**Collected material:**
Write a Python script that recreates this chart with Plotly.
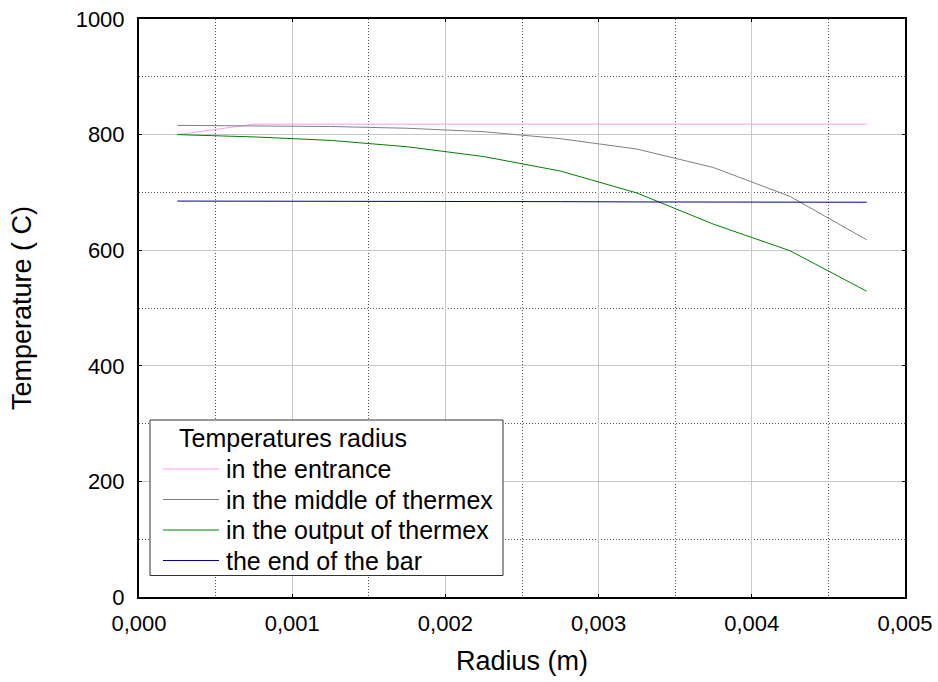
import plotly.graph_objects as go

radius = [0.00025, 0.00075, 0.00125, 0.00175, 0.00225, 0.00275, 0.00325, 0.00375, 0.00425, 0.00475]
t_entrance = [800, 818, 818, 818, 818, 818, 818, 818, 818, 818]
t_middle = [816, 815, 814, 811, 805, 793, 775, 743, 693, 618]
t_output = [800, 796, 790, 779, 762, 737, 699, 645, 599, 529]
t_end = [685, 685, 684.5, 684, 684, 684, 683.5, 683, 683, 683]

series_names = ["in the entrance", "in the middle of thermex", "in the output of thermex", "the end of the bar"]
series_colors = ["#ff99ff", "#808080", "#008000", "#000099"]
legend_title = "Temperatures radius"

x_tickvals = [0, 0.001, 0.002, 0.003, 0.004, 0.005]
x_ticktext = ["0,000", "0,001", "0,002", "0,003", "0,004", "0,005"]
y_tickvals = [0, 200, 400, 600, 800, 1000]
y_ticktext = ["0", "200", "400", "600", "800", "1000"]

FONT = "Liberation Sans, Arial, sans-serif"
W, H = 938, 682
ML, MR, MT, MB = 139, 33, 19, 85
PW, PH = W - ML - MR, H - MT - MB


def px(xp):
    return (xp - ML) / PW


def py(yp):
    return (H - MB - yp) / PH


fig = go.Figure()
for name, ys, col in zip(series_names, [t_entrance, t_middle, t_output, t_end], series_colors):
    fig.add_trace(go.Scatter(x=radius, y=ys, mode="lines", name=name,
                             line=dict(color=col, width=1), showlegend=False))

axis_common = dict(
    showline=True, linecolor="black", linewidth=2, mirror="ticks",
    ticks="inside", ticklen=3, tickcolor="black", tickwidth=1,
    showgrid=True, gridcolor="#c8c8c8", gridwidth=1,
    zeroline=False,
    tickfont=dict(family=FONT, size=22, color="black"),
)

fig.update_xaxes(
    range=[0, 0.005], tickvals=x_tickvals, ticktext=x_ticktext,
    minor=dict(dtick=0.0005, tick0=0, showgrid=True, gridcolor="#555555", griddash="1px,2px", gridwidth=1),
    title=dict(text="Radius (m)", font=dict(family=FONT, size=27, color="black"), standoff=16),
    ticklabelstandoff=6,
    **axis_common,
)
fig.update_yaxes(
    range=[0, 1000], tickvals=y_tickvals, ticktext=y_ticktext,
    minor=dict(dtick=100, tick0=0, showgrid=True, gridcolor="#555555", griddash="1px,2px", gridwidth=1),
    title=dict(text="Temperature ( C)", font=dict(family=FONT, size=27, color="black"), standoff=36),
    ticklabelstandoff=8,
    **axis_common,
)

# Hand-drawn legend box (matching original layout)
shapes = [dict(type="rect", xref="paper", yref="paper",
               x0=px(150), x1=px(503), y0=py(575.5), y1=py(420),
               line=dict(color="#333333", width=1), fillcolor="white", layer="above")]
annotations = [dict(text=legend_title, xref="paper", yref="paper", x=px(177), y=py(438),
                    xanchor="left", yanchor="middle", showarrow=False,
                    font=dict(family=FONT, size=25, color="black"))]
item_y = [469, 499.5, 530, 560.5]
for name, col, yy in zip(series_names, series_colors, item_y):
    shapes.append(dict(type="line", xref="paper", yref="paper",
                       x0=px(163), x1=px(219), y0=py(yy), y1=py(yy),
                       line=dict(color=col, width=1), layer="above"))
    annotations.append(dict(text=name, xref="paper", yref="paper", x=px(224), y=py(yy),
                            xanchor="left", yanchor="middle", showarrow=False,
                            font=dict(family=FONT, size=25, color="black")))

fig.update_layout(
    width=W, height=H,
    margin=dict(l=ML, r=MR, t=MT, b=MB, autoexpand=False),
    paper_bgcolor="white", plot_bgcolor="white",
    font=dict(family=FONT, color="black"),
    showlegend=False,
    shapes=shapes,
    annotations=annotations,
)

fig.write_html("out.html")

**Exercise brief:**
Go from the first line of the listing to the line holding "import plotly.graph_objects as go" and, please, transcribe those lines exactly, both included, with no pictures.

**Answer to this exercise:**
Write a Python script that recreates this chart with Plotly.
import plotly.graph_objects as go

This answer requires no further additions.